Творческая судьба Паунда оказалась намного горше — и поучительнее. Прошив, подобно Элиоту, почти всю жизнь в Европе, он все яростнее нападал на свою былую родину, видел в ней царство торжествующего «ростовщичества», и ничего больше, и не сразу заметил, что его инвективы явственно совпадают с демагогическими речами Муссолини, готовившегося к войне. А когда заметил, принял это совпадение как должное.
После «Хью Селвина Моберли» он не создал почти ничего значительного, утрачивая авторитет по мере того, как нескрываемо реакционные идеологические концепции занимали все больше места в его творчестве — и в поэзии и в публицистике. Кончилось отказом вернуться из Италии в США после объявления войны, печально знаменитыми речами по радио Рима и запоздалым раскаянием в «Пизанских песнях» (1945).
Таким финалом увенчалось «бунтарство» молодых лет.
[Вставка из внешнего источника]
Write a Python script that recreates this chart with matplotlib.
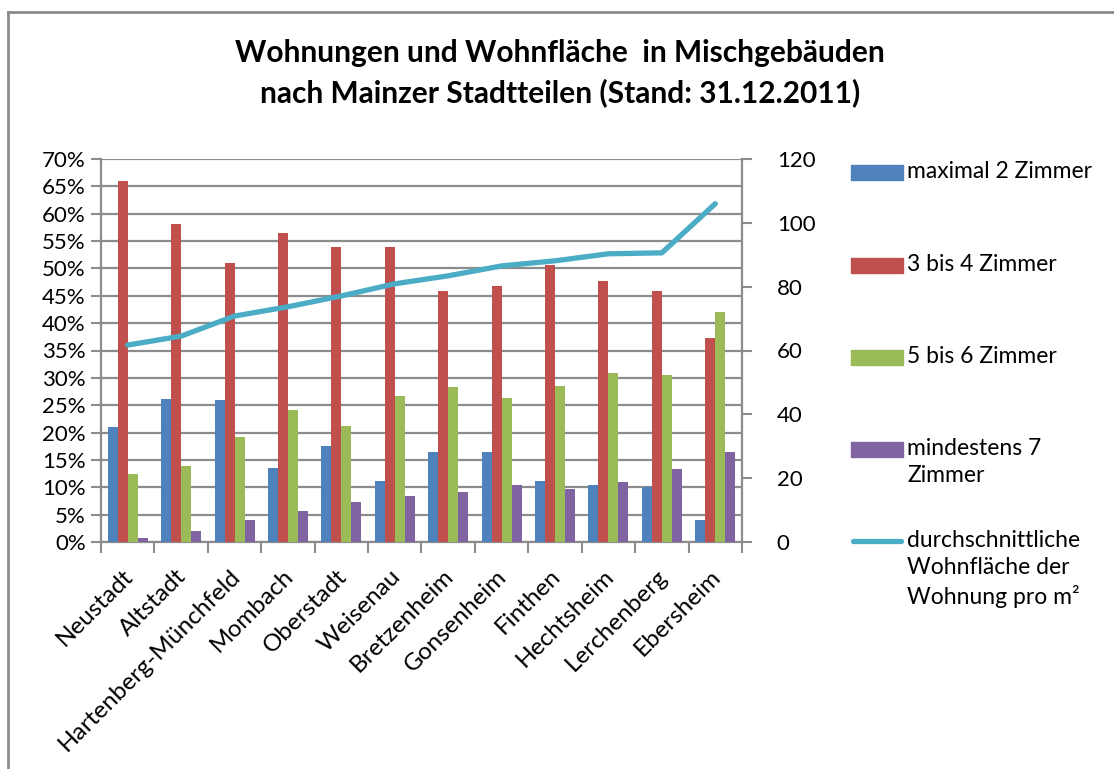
import matplotlib.pyplot as plt
import matplotlib.patches as mpatches
import matplotlib.transforms as mtransforms
from matplotlib.lines import Line2D
import numpy as np

plt.rcParams['font.family'] = ['Lato', 'DejaVu Sans']

# Mainz districts, share of dwellings by number of rooms (%) and avg. living area (m²)
districts = ['Neustadt', 'Altstadt', 'Hartenberg-Münchfeld', 'Mombach', 'Oberstadt',
             'Weisenau', 'Bretzenheim', 'Gonsenheim', 'Finthen', 'Hechtsheim',
             'Lerchenberg', 'Ebersheim']
max2 = [21.0, 26.2, 25.9, 13.6, 17.5, 11.1, 16.5, 16.4, 11.2, 10.5, 10.1, 4.1]
r3_4 = [66.0, 58.1, 51.0, 56.5, 54.0, 54.0, 45.8, 46.7, 50.7, 47.7, 45.9, 37.3]
r5_6 = [12.5, 13.8, 19.2, 24.1, 21.2, 26.6, 28.4, 26.3, 28.5, 30.8, 30.6, 42.1]
min7 = [0.8, 2.0, 4.0, 5.6, 7.4, 8.4, 9.2, 10.5, 9.7, 10.9, 13.4, 16.4]
area = [61.7, 64.5, 70.8, 73.7, 77.1, 80.9, 83.4, 86.5, 88.1, 90.3, 90.6, 106.0]

series = [
    ('maximal 2 Zimmer', max2, '#4F81BD'),
    ('3 bis 4 Zimmer', r3_4, '#C0504D'),
    ('5 bis 6 Zimmer', r5_6, '#9BBB59'),
    ('mindestens 7\nZimmer', min7, '#8064A2'),
]
line_label = 'durchschnittliche\nWohnfläche der\nWohnung pro m²'
C_LINE = '#4BACC6'
C_GRID = '#8C8C8C'

W, H = 1114, 769
fig = plt.figure(figsize=(W / 100, H / 100), dpi=100)
ax = fig.add_axes([101 / W, 1 - 542 / H, 641 / W, 383 / H])
ax2 = ax.twinx()

x = np.arange(len(districts))
w = 0.187
for i, (lab, vals, col) in enumerate(series):
    ax.bar(x + (i - 1.5) * w, vals, width=w, color=col, zorder=3)

ax2.plot(x, area, color=C_LINE, linewidth=3.8, solid_capstyle='round', zorder=4)

ax.set_xlim(-0.5, len(districts) - 0.5)
ax.set_ylim(0, 70)
ax.set_yticks(np.arange(0, 71, 5))
ax.set_yticklabels([f'{v}%' for v in range(0, 71, 5)], fontsize=16)
ax.yaxis.grid(True, color=C_GRID, linewidth=1.6, zorder=0)
ax.set_axisbelow(True)

ax2.set_ylim(0, 120)
ax2.set_yticks(np.arange(0, 121, 20))
ax2.set_yticklabels([str(v) for v in range(0, 121, 20)], fontsize=16)

# category boundary ticks; names drawn as rotated text below each category
ax.set_xticks(np.arange(-0.5, len(districts), 1.0))
ax.set_xticklabels([])
ax.tick_params(axis='x', length=8, width=1.5, color=C_GRID, direction='out')
name_tr = ax.get_xaxis_transform() + mtransforms.ScaledTranslation(0.02, -0.31,
                                                                     fig.dpi_scale_trans)
for xi, name in zip(x, districts):
    ax.text(xi, 0, name, transform=name_tr, rotation=45, ha='right', va='center',
            rotation_mode='anchor', fontsize=17.5, clip_on=False)

ax.tick_params(axis='y', length=7, width=1.5, color=C_GRID, direction='out', pad=4)
ax2.tick_params(axis='y', length=7, width=1.5, color=C_GRID, direction='out', pad=18)

for a in (ax, ax2):
    for s in a.spines.values():
        s.set_visible(False)
for a, side in ((ax, 'left'), (ax, 'bottom'), (ax2, 'right')):
    a.spines[side].set_visible(True)
    a.spines[side].set_color(C_GRID)
    a.spines[side].set_linewidth(1.6)

fig.text(0.503, 1 - 73 / H,
         'Wohnungen und Wohnfläche  in Mischgebäuden\nnach Mainzer Stadtteilen (Stand: 31.12.2011)',
         ha='center', va='center', fontsize=21.5, fontweight='bold', linespacing=1.45)

# legend drawn by hand so that the key sits next to the first label line
legend_rows = [172, 265, 357, 449, 541]
for (lab, _, col), yp in zip(series, legend_rows[:4]):
    fig.add_artist(mpatches.Rectangle((851 / W, 1 - (yp + 7.5) / H), 52 / W, 15 / H,
                                      color=col, transform=fig.transFigure))
    fig.text(907 / W, 1 - (yp - 11) / H, lab, ha='left', va='top', fontsize=16.5,
             linespacing=1.35)
yp = legend_rows[4]
fig.add_artist(Line2D([853 / W, 901 / W], [1 - yp / H, 1 - yp / H], color=C_LINE,
                      linewidth=3.8, solid_capstyle='round', transform=fig.transFigure))
fig.text(907 / W, 1 - (yp - 11) / H, line_label, ha='left', va='top', fontsize=16.5,
         linespacing=1.35)

# chart frame (left and top edges visible)
fig.add_artist(Line2D([8 / W, 8 / W], [0.0, 1 - 12 / H], color=C_GRID, linewidth=2,
                      transform=fig.transFigure))
fig.add_artist(Line2D([8 / W, 1.0], [1 - 12 / H, 1 - 12 / H], color=C_GRID, linewidth=2,
                      transform=fig.transFigure))

fig.savefig('out.png', dpi=100)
Разумеется, тенденция развития авангардизма предстала здесь в своем крайнем выражении. Другие развязки более благополучны. Но и они не отменяют общего закона, который от настоящего поэта рано или поздно требует разрыва с формалистическими новациями, с эстетством, да и с индивидуалистическими побуждениями к «бунту» и отрицанию каких бы то ни было здоровых элементов культуры, очень легко сменяющемуся критикой первооснов гуманизма и всего созданного им искусства.
Этот закон был осознан некоторыми крупными американскими поэтами, заплатившими ту или иную дань художественным установкам авангардистских школ. Было бы наивно полагать, будто пребывание в этих школах, пусть даже краткое, но сказалось на их последующем творчестве или сказалось только негативно. Не следует в таких случаях уравнивать общие принципы, неприемлемые для реализма, и поэтическую практику, подчас далеко отклоняющуюся от исходных постулатов. Подобный конфликт сопутствовал истории авангардизма на всем ее протяжении. Он ясно просматривается, например, в истории футуризма, в Америке выдвинувшего столь яркую — и противоречивую — творческую индивидуальность, как Каммингс, чьи стихи 20-х годов напомнят и о молодом Маяковском, и об Аполлинере, и о писателях «потерянного поколения». Он отчетливо виден и в исканиях экспрессионизма, оказавшего сильное воздействие на Уильяма Карлоса Уильямса, чья долгая и трудная эволюция в итоге привела к уитменовским традициям и к реалистической поэтике, из которой в наши дни щедро черпают самые одаренные представители сегодняшнего поколения.